Aim | Skip all pictures. Write out the data below from its first line through the line that contains "score = 0.665</text>".

* BEGIN Supplied material *

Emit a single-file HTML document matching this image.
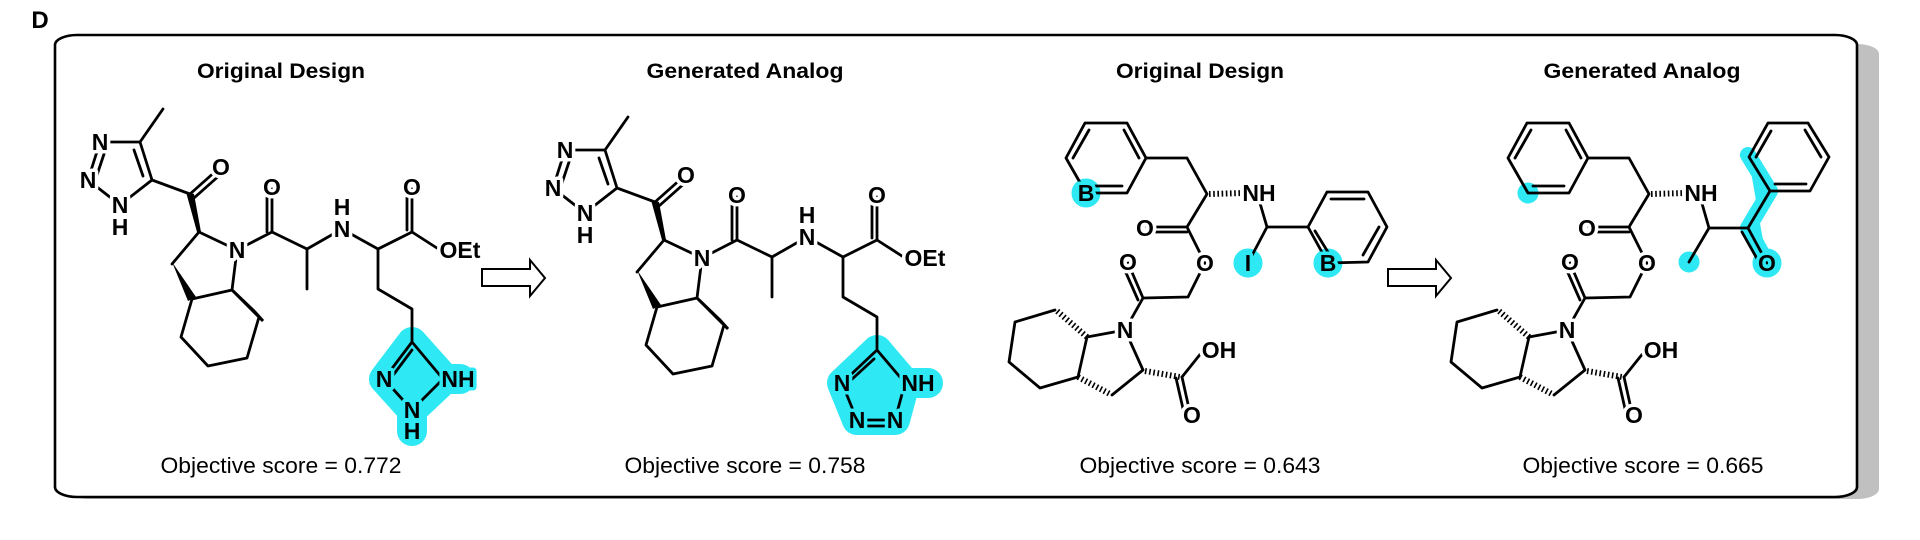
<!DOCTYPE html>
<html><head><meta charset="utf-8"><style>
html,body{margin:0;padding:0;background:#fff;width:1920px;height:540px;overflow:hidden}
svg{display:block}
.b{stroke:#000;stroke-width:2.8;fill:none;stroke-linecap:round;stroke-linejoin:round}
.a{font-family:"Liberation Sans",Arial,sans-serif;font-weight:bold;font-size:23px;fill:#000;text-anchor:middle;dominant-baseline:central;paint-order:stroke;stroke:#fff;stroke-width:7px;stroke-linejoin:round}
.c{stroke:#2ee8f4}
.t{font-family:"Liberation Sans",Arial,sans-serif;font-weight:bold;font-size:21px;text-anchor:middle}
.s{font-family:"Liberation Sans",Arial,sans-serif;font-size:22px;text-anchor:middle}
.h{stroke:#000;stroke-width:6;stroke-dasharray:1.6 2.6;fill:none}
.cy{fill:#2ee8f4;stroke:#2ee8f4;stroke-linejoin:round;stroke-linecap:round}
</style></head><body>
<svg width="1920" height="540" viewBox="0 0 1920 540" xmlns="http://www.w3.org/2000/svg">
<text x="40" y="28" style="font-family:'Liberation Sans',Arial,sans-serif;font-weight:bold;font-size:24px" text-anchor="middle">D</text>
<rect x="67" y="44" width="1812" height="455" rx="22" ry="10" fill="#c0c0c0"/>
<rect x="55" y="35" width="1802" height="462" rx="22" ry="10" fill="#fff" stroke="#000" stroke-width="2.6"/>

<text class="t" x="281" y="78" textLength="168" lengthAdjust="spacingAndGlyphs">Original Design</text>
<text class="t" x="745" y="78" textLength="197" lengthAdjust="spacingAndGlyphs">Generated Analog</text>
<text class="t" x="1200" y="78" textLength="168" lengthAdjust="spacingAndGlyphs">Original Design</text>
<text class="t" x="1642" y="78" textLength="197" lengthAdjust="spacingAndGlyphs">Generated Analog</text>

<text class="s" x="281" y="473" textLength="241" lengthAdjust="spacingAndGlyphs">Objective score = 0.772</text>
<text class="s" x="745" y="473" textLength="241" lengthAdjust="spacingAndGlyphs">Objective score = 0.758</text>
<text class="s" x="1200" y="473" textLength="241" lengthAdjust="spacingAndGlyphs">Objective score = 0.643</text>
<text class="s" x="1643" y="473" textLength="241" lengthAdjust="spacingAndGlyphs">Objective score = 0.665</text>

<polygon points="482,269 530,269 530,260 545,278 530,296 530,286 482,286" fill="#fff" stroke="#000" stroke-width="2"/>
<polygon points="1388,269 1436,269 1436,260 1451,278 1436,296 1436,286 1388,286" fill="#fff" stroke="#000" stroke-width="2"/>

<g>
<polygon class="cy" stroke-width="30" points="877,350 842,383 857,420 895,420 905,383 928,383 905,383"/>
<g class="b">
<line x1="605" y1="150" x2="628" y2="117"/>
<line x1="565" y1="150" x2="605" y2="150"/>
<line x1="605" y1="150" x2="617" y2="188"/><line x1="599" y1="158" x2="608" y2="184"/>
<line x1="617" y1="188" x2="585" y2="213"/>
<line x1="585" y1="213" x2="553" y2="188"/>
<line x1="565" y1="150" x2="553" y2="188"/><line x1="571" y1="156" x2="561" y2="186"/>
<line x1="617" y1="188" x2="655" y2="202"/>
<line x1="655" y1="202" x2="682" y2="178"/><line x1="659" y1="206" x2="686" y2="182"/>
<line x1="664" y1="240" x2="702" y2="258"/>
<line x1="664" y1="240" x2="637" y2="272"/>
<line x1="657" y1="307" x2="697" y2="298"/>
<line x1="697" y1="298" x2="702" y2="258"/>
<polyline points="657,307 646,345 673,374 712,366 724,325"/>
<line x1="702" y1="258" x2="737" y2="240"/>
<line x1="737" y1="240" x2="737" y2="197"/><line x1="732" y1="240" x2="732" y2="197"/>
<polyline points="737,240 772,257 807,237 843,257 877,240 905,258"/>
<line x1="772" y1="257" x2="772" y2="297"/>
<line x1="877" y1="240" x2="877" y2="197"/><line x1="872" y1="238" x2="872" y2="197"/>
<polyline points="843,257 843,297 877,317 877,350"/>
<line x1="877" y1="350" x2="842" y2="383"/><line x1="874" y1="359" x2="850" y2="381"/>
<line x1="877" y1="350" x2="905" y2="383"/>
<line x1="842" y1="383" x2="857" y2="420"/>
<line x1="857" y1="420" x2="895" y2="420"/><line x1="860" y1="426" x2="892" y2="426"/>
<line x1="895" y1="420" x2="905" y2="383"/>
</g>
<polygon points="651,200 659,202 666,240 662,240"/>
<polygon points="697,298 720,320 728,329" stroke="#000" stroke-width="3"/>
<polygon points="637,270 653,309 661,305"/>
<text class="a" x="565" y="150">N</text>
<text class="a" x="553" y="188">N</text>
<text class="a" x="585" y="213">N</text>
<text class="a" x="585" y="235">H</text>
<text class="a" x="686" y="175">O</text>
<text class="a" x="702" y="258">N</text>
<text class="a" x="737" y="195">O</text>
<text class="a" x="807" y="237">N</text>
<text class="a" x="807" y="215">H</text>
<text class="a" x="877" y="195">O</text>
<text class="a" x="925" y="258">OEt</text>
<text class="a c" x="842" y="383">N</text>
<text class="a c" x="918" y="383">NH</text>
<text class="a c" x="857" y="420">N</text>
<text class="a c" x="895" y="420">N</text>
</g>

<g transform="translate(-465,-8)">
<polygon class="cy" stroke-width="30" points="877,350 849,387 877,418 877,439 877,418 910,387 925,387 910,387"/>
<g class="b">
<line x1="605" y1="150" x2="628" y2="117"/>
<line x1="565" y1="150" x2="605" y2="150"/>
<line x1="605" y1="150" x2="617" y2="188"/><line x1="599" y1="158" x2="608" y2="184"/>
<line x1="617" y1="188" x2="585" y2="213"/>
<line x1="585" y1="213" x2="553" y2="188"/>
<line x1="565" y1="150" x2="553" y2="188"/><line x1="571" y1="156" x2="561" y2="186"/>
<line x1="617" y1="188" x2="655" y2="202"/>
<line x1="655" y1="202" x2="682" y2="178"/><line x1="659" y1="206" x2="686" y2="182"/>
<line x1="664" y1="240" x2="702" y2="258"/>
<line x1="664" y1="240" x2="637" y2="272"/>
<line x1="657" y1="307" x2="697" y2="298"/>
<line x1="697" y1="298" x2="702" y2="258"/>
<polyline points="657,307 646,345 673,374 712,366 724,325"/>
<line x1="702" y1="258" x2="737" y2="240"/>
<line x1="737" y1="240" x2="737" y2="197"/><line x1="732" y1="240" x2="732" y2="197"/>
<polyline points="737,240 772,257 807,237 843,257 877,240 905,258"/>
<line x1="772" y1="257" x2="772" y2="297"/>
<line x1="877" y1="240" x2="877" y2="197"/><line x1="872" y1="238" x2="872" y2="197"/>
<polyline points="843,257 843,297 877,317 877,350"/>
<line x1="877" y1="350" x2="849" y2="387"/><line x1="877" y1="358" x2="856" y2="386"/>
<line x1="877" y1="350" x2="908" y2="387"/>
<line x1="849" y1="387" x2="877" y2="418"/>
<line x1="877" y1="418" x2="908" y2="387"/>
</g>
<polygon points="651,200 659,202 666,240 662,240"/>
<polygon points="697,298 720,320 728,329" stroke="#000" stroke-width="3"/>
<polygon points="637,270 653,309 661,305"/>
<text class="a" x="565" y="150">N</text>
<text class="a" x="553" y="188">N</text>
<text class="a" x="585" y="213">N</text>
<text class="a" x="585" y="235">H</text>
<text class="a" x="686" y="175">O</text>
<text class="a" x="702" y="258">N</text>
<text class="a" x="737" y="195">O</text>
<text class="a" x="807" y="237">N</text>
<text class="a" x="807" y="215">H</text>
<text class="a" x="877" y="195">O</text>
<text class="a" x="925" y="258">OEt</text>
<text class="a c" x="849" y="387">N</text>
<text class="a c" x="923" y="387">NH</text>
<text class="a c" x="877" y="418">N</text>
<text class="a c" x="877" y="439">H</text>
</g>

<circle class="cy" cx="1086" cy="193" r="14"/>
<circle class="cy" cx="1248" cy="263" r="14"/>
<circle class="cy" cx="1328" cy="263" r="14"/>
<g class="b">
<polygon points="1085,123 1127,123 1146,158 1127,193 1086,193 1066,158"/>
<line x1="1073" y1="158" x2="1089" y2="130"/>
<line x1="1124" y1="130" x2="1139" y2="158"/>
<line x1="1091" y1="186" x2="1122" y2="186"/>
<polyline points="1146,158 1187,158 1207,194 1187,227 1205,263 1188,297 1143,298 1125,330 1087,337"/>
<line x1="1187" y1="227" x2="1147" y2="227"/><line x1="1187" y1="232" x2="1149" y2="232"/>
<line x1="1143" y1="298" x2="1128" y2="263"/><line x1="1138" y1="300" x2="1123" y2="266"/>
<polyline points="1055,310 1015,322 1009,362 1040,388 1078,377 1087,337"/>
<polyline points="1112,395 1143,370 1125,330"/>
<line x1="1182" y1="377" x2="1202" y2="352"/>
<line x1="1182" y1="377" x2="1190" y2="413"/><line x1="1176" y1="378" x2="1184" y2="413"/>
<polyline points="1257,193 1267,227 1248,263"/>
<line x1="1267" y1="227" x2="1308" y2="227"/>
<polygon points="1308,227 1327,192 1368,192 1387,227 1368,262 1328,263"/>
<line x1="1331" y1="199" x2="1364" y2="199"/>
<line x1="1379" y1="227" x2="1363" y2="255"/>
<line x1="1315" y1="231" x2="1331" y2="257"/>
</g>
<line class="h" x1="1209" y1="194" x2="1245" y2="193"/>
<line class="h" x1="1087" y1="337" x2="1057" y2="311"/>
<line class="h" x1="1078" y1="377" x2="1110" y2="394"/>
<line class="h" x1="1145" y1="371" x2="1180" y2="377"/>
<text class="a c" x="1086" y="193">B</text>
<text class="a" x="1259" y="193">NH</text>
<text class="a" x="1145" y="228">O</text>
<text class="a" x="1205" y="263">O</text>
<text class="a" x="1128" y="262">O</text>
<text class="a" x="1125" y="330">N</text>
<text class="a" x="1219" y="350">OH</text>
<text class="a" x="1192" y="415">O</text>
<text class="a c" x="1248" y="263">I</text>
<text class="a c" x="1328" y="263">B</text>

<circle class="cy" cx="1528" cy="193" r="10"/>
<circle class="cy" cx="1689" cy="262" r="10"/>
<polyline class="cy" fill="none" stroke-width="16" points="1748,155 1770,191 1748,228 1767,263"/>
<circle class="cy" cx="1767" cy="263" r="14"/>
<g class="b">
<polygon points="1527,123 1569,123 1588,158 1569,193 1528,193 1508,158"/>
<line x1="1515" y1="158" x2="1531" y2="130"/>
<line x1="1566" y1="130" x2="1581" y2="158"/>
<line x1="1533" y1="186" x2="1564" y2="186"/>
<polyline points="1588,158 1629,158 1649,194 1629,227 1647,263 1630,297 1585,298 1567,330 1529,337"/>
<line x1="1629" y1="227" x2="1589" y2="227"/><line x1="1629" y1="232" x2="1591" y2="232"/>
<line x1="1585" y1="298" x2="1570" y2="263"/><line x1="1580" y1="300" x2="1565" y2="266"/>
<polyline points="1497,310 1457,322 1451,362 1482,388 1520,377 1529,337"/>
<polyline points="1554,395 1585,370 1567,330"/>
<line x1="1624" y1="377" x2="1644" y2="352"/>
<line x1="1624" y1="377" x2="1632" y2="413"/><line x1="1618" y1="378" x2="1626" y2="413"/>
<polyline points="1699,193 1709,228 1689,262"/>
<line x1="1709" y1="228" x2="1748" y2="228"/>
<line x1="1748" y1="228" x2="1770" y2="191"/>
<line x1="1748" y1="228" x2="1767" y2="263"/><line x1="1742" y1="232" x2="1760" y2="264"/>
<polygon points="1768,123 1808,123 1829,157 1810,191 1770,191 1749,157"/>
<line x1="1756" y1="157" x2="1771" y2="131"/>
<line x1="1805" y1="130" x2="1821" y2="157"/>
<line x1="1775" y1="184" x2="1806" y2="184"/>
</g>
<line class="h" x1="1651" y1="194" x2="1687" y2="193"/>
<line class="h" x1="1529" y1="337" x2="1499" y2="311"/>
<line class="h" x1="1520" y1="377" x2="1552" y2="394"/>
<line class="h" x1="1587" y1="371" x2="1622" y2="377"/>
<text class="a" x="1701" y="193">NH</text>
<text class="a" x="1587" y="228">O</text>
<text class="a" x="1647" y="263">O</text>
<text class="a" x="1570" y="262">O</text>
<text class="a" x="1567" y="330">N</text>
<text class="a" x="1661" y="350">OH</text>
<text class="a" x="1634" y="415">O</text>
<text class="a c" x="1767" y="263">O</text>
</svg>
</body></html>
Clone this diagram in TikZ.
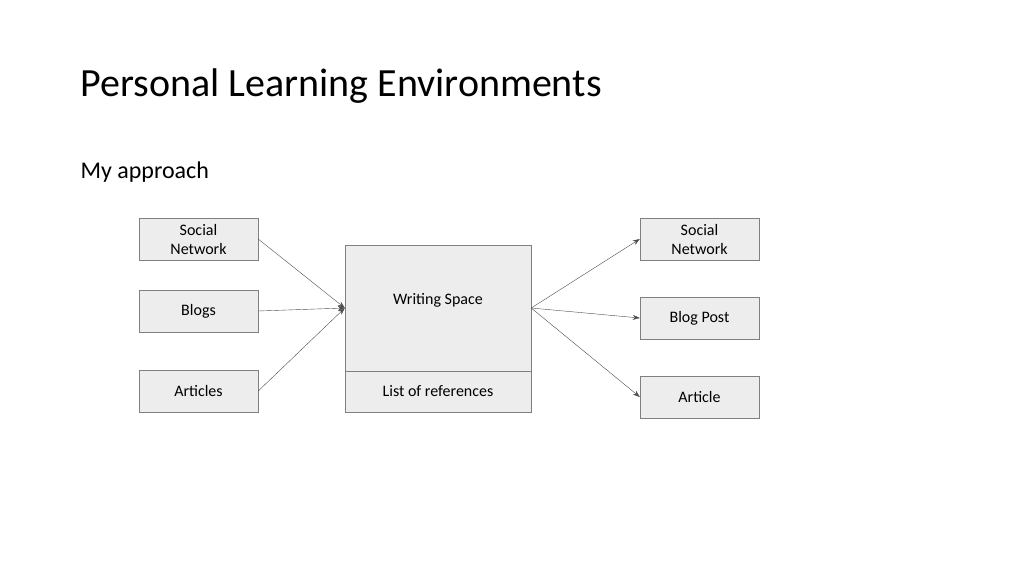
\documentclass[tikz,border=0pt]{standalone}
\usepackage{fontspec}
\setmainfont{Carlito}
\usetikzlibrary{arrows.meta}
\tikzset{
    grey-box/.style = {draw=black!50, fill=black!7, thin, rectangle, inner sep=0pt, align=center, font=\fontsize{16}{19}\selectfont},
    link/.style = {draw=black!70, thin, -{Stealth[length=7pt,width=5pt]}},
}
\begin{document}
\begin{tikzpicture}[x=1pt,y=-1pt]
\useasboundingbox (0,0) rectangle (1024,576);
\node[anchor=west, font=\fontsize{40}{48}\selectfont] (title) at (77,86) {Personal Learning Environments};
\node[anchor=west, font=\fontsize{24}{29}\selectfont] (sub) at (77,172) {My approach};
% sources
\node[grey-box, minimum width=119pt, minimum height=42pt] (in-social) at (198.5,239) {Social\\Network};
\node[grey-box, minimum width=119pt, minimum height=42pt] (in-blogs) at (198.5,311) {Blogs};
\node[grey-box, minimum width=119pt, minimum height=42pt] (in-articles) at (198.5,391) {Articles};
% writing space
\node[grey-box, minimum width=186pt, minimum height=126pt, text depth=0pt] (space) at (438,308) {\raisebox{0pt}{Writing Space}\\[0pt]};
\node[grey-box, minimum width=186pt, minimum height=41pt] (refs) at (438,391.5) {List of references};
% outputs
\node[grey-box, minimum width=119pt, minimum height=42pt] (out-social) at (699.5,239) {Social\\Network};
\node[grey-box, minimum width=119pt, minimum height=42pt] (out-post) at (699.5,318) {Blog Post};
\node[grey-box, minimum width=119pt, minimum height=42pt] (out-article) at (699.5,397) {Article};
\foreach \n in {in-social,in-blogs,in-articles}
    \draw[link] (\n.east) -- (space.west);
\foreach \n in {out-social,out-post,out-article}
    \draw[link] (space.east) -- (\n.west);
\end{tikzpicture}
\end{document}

* END Supplied material *

Task solution |
Emit a single-file HTML document matching this image.
<!DOCTYPE html>
<html><head><meta charset="utf-8"><style>
html,body{margin:0;padding:0;background:#fff;width:1920px;height:540px;overflow:hidden}
svg{display:block}
.b{stroke:#000;stroke-width:2.8;fill:none;stroke-linecap:round;stroke-linejoin:round}
.a{font-family:"Liberation Sans",Arial,sans-serif;font-weight:bold;font-size:23px;fill:#000;text-anchor:middle;dominant-baseline:central;paint-order:stroke;stroke:#fff;stroke-width:7px;stroke-linejoin:round}
.c{stroke:#2ee8f4}
.t{font-family:"Liberation Sans",Arial,sans-serif;font-weight:bold;font-size:21px;text-anchor:middle}
.s{font-family:"Liberation Sans",Arial,sans-serif;font-size:22px;text-anchor:middle}
.h{stroke:#000;stroke-width:6;stroke-dasharray:1.6 2.6;fill:none}
.cy{fill:#2ee8f4;stroke:#2ee8f4;stroke-linejoin:round;stroke-linecap:round}
</style></head><body>
<svg width="1920" height="540" viewBox="0 0 1920 540" xmlns="http://www.w3.org/2000/svg">
<text x="40" y="28" style="font-family:'Liberation Sans',Arial,sans-serif;font-weight:bold;font-size:24px" text-anchor="middle">D</text>
<rect x="67" y="44" width="1812" height="455" rx="22" ry="10" fill="#c0c0c0"/>
<rect x="55" y="35" width="1802" height="462" rx="22" ry="10" fill="#fff" stroke="#000" stroke-width="2.6"/>

<text class="t" x="281" y="78" textLength="168" lengthAdjust="spacingAndGlyphs">Original Design</text>
<text class="t" x="745" y="78" textLength="197" lengthAdjust="spacingAndGlyphs">Generated Analog</text>
<text class="t" x="1200" y="78" textLength="168" lengthAdjust="spacingAndGlyphs">Original Design</text>
<text class="t" x="1642" y="78" textLength="197" lengthAdjust="spacingAndGlyphs">Generated Analog</text>

<text class="s" x="281" y="473" textLength="241" lengthAdjust="spacingAndGlyphs">Objective score = 0.772</text>
<text class="s" x="745" y="473" textLength="241" lengthAdjust="spacingAndGlyphs">Objective score = 0.758</text>
<text class="s" x="1200" y="473" textLength="241" lengthAdjust="spacingAndGlyphs">Objective score = 0.643</text>
<text class="s" x="1643" y="473" textLength="241" lengthAdjust="spacingAndGlyphs">Objective score = 0.665</text>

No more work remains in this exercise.